Thank you.
I just want to say that it's really awesome that:
A. You put in so much time and effort into pushing the llm space in such interesting directions. And;
B. That you additionally take time and clearly serious effort to really give everyone a chance to squeeze what they are looking for out of these wild models.
Your page is the most consistently interesting set of repos that I've come across. Keep it up.
Thanks!
Thank you so much ;
Wait for... the "mad scientist sections" ... ;
I want to second what schonsense said. Not sure if you remember me asking on one of the other models, but this pretty much cleared up all the questions I had.
Thank you -; there is a lot of "power" in the models that has not been accessed.
And I mean all the models - from "old" L2s, right up to the newest archs.
Likewise with quants too ... a new paper/doc I am working on will cover how to access the models at full power regardless of the size, quant or arch.

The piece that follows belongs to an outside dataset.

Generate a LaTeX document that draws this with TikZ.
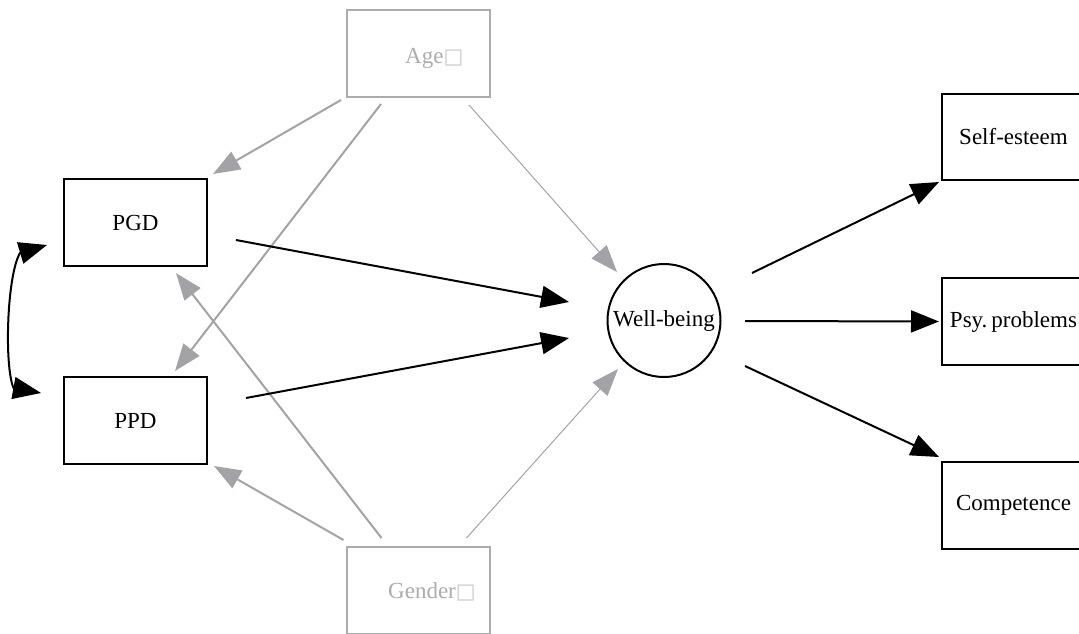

Research/testing side and tuning of "augmentation methods" are almost complete.
To give you a preview, it will discuss, detail and include augmentation methods to use almost all models at very low quant levels, mid range and high end.
It will also "map" the quant levels - by parameters in the model/coherence levels as well as augmentation to make them run better.
So far the "winners" at the moment are:
Mistral 7bs running at 100 t/s, with Solar 11bs @ 70 t/s with Gemma 2 running at 55-60 t/s on a low end 16GB card.
But also MOES 4x7 / 8x7 running in the 40 t/s range - at incredible coherence levels.
70B models running at 14 t/s.
On a high end card, double these speeds.
This paper/doc will likely be in the 30+ page zone.
It will cover a lot of different area/models and how to get the most out of them.
There are also some interesting surprises coming too.
@DavidAU Oh wow that sounds amazing!
How is the intelligence like at ultra low quants like IQ1_S and stuff? Does a 70b model actually feel like a 70b in RP and reasoning capabilities?
Secondly (btw I have just 20gb of vram) besides RP, I work with sensitive data so I needed some advice from you since I need powerful reasoning. Would using a 70b model at IQ1_S using your settings be beneficial for me? or would a 22b model at 5.75 bpw and a 32b model at 3 bpw be better for this particular use case?
RE: IQ1S:
This is very model/arch specific. There is a big jump from IQ1S to IQ1M (and another at IQ2XXS).
Likewise the AGE of the quant (how long ago it was created) is also critical. Improvements at LLAMAcpp (when you re-quant) are night and day.
I have found quants as young as 60days are in serious need of re-quanting.
This improves quants too - from the bottom all the way to Q8.
RE Reasoning.
There are two issues that occur the lower you go in "bits" / BPW:
1 - Loss of instruction following (relative).
2 - Output generation - corruption, repeats, brain damage.
I can fix #2 - in most cases; proof of concept here:
https://huggingface.co/DavidAU/Llama-3.3-70B-Instruct-How-To-Run-on-Low-BPW-IQ1_S-IQ1_M-at-maximum-speed-quality
For #1 - Clarification of instructions is key.
Llama 3.3 has exceptional instruction following - even at IQ1_S.
What I would do in your case is test the model at IQ1_S, IQ1_M and up ... ; you will see the differences per quant here rather quickly.
Instruction following ++ = output generation ++ ; they are linked.
RE: Downright "reasoning".
Reasoning (in a llm) is about nuance... which roughly mean "bits".
However, you can make up for "lost bits" in many cases by parameters.
And to make it tougher - model training will have big impact too, depending on what topic(s) you need the model to reason.
In addition to 70B / other models, you may want to try the MOEs too. (and up the number of experts used)
With MOES however "newest" of the quant is critical as there are "old" ones out there that do not function right, until they are re-quanted.
And for those that are "old" and work -> get them re-quanted for far better performance.